If $|\mu|=1$, then by rule 2 any single character from $A$ is in $P$, and it is also a palindrome over $A . P(1)=T$. [The Basis Holds.] - Inductive Hypothesis: Let $i \in D_{n}$, and $1 \leq i$.
Suppose if $n \leq i$, then $P(n)=T$, i.e.,
$$
\forall \mu \in A^{*},[(|\mu| \leq i) \Rightarrow(\mu \in S \leftrightarrow \mu \text { is a palindrome })] \text {. }
$$ - Inductive Step: Let $n=i+1$. Because we assume that $1 \leq i$ in the hypothesis, we have $2 \leq n$. This will simplify our discussion because, as you will see, we don’t have to consider rules 1 and 2 in the course of the inductive step. Please note that this is valid, because the cases when $n=0$ and $n=1$ were proved in the basis step.

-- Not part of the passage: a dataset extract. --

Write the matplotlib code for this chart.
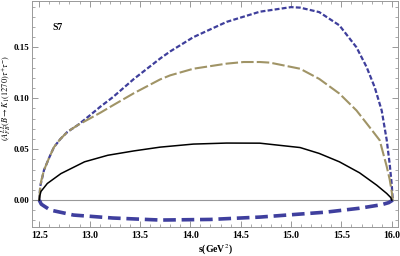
import numpy as np
import matplotlib
matplotlib.use("Agg")
from matplotlib import pyplot as plt
from matplotlib.ticker import MultipleLocator

# values
s_blue = [12.50, 12.51, 12.547, 12.60, 12.646, 12.71, 12.78, 12.88, 13.00, 13.11,
          13.23, 13.44, 13.70, 13.80, 14.03, 14.36, 14.69, 15.00, 15.09, 15.28,
          15.48, 15.65, 15.75, 15.83, 15.90, 15.95, 15.98, 16.00, 16.01]
a_blue = [0.0, 0.0136, 0.0294, 0.042, 0.052, 0.060, 0.067, 0.0735, 0.083, 0.092,
          0.101, 0.119, 0.139, 0.146, 0.160, 0.175, 0.185, 0.1895, 0.189, 0.1846,
          0.1716, 0.150, 0.1307, 0.111, 0.088, 0.059, 0.035, 0.015, 0.0]

s_olive = [12.50, 12.51, 12.52, 12.547, 12.60, 12.646, 12.71, 12.78, 12.88, 13.00,
           13.11, 13.23, 13.44, 13.70, 13.80, 14.03, 14.36, 14.53, 14.69, 14.79,
           15.09, 15.28, 15.48, 15.65, 15.78, 15.88, 15.95, 15.98, 16.00, 16.01]
a_olive = [0.0, 0.0136, 0.019, 0.0294, 0.042, 0.052, 0.060, 0.067, 0.0735, 0.080,
           0.086, 0.093, 0.105, 0.1185, 0.1225, 0.129, 0.134, 0.1356, 0.1356, 0.135,
           0.129, 0.119, 0.1046, 0.088, 0.0716, 0.0588, 0.033, 0.020, 0.008, 0.0]

s_black = [12.50, 12.505, 12.517, 12.58, 12.715, 12.95, 13.18, 13.44, 13.70, 14.03,
           14.36, 14.69, 15.09, 15.28, 15.48, 15.68, 15.85, 15.95, 15.99, 16.00]
a_black = [0.0, 0.004, 0.0085, 0.0163, 0.026, 0.0376, 0.044, 0.0483, 0.052, 0.055,
           0.056, 0.0559, 0.0516, 0.0458, 0.0376, 0.0268, 0.0147, 0.0065, 0.0025, 0.0]

s_neg = [12.50, 12.52, 12.55, 12.61, 12.84, 13.23, 13.70, 14.20, 14.69, 15.35,
         15.68, 15.90, 15.97, 16.01]
a_neg = [0.0, -0.004, -0.006, -0.0098, -0.0147, -0.0176, -0.0196, -0.019, -0.0167,
         -0.0118, -0.008, -0.0045, -0.0025, 0.0]

x_ticks = [12.5, 13.0, 13.5, 14.0, 14.5, 15.0, 15.5, 16.0]
y_ticks = [0.00, 0.05, 0.10, 0.15]

plt.rcParams['font.family'] = ['Liberation Serif', 'DejaVu Serif']
plt.rcParams['mathtext.fontset'] = 'stix'

fig = plt.figure(figsize=(4.0, 2.56), dpi=100)
ax = fig.add_axes([0.08, 0.113, 0.915, 0.885])

ax.axhline(0, color='#999999', lw=0.8, zorder=1)

ax.plot(s_blue, a_blue, color='#3f3f9c', lw=1.6, ls=(0, (2.2, 1.0)), zorder=3)
ax.plot(s_olive, a_olive, color='#a09466', lw=1.5, ls=(0, (6, 1.5)), zorder=3)
ax.plot(s_black, a_black, color='black', lw=1.1, zorder=4)
ax.plot(s_neg, a_neg, color='#3f3f9e', lw=2.6, ls=(0, (3.5, 1.6)), zorder=3)

ax.set_xlim(12.428, 16.062)
ax.set_ylim(-0.0265, 0.196)
ax.set_xticks(x_ticks)
ax.set_yticks(y_ticks)
ax.set_xticklabels([f'{v:.1f}' for v in x_ticks])
ax.set_yticklabels([f'{v:.2f}' for v in y_ticks])
ax.xaxis.set_minor_locator(MultipleLocator(0.1))
ax.yaxis.set_minor_locator(MultipleLocator(0.01))
ax.tick_params(which='both', direction='in', top=True, right=True, color='#888888')
ax.tick_params(axis='x', pad=3, labelsize=7)
ax.tick_params(axis='y', pad=2, labelsize=6.5)
ax.tick_params(which='major', length=4, width=0.6)
ax.tick_params(which='minor', length=2, width=0.5)
for lab in ax.get_xticklabels() + ax.get_yticklabels():
    lab.set_fontweight('bold')
for sp in ax.spines.values():
    sp.set_color('#999999')
    sp.set_linewidth(0.7)

ax.text(12.68, 0.1696, 'S7', fontsize=7, fontweight='bold', ha='center', va='center')
ax.set_xlabel(r's(GeV$^2$)', fontsize=7, fontweight='bold', labelpad=2)
ax.set_ylabel(r'$(A^{LL}_{FB}(B\rightarrow K_1(1270)\tau^{+}\tau^{-})$', fontsize=6, labelpad=2)
ax.yaxis.set_label_coords(-0.053, 0.57)

fig.savefig('out.png', dpi=100)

Let $\mu \in A^{*}$ and $|\mu|=i+1$.
- If $\mu \in S$, then $\mu$ must satisfy rule 3. Rules 1 and 2 are ruled out because $2 \leq|\mu|$. Thus, $\mu$ must be a string like $a \nu a$, where $a \in A$ and $\nu \in S$. We also know that $|\nu|=i-1$, and by the strong inductive hypothesis, $\nu \in S$ if and only if $\nu$ is a palindrome. Therefore, $\nu$ is a palindrome over $A$, and $a \nu a$ is also a palindrome over $A$. Therefore,
$\mu \in S \rightarrow \mu$ is a palindrome. - If $\mu$ is a palindrome over $A$ and $2 \leq|\mu|, \mu$ must be a string like $a \nu a$, where $a \in A$ and $\nu$ is a palindrome over $A$. Since $|\nu|=i-1$, and by the strong inductive hypothesis, $\nu \in S$ if and only if $\nu$ is a palindrome. Therefore, $\nu \in S$, and by rule 3 , $a \nu a \in P$. Therefore,
$\mu$ is a palindrome $\rightarrow \mu \in S$.
$P(i+1)=T .$
[The Inductive Step Holds.]
- Inductive Basis: By the definitions of $S$ and palindrome, $\lambda \in S$ and it is a palindrome. Thus, $P(\lambda)=T$. [The Basis Holds.]
- Inductive Hypothesis: Let $s \in A^{*}$, and assume $P(s)=T$, i.e.,
$s \in S \leftrightarrow s$ is a palindrome. - Inductive Step: Our task is to prove asa $\in S \leftrightarrow$ asa is a palindrome.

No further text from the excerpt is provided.